The "Trade for People, not People for Trade" campaign aims to make the rights of people and the protection of the environment essential criteria for trade agreements between countries.

"We accept that trade can bring about good in our world," acknowledged Christoph Stueckelberger, director of Bread for All (Switzerland), a member of the Ecumenical Advocacy Alliance (EAA), which is sponsoring the campaign.

But churches, Stueckelberger said, should not be satisfied with a vision of trade that is "reduced to mere equality of opportunity for all individuals to compete without hindrance. Such equality has only helped those who already have the resources and access to political and economic power to gain more."

Stueckelberger made his comments at a news conference on Tuesday in Geneva, where the World Trade Organization, one of the targets of the campaign, is based.

The ecumenical campaign is promoting trade rules that recognise people's right to food and to "essential" services, such as water, as well as the regulation of trans-national corporations. The alliance brings together more than 85 church denominations and agencies from both rich and poor countries.

"The populations that are victims of the international system aren't always aware of the system that is at work," said the Rev. Woungly-Massaga Mamia Ebenezer, director of the African Protestant Church of Cameroon, an EAA participant. "They need to know that their condition isn't inevitable."

A key feature of the initiative is a signature petition demanding that international rules governing trade take account of human beings, not just market forces.

"Market mechanics are seen in many parts of the world as natural law," said Stueckelberger, who is also a professor of ethics at the University of Basel. "Inequality is seen as a natural law that has always existed and will always exist. The churches say that economic structures are man-made and not natural."

The campaign is a Christian counterpart to a world-wide secular movement against exploitative trade.
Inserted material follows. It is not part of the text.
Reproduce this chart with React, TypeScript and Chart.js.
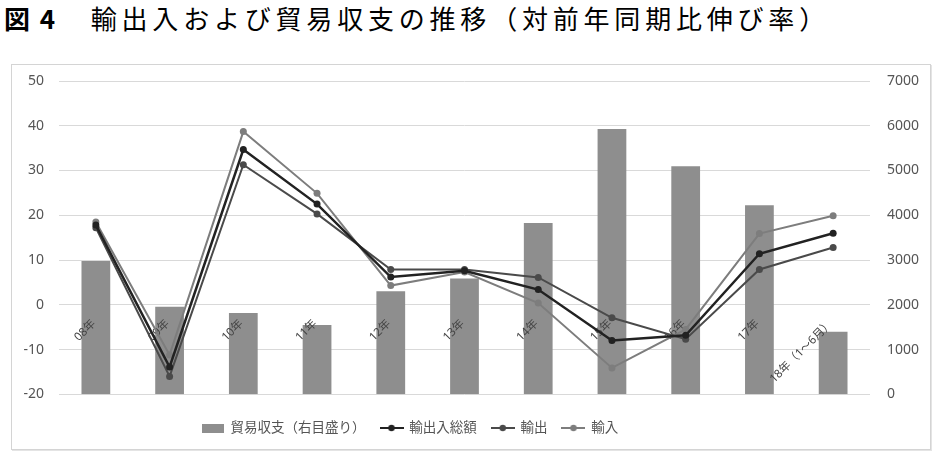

The Christian perspective brings an "added value", insisted Musimbi Kanyoro, general secretary of the World YWCA, another EAA member.

"What we bring to the table is a great amount of people who are already united, people who are historically connected, who have a variety of perspectives, people in marketing, lawyers, people who are affected [by unfair trade practices], people who make the decisions, the rich and the poor."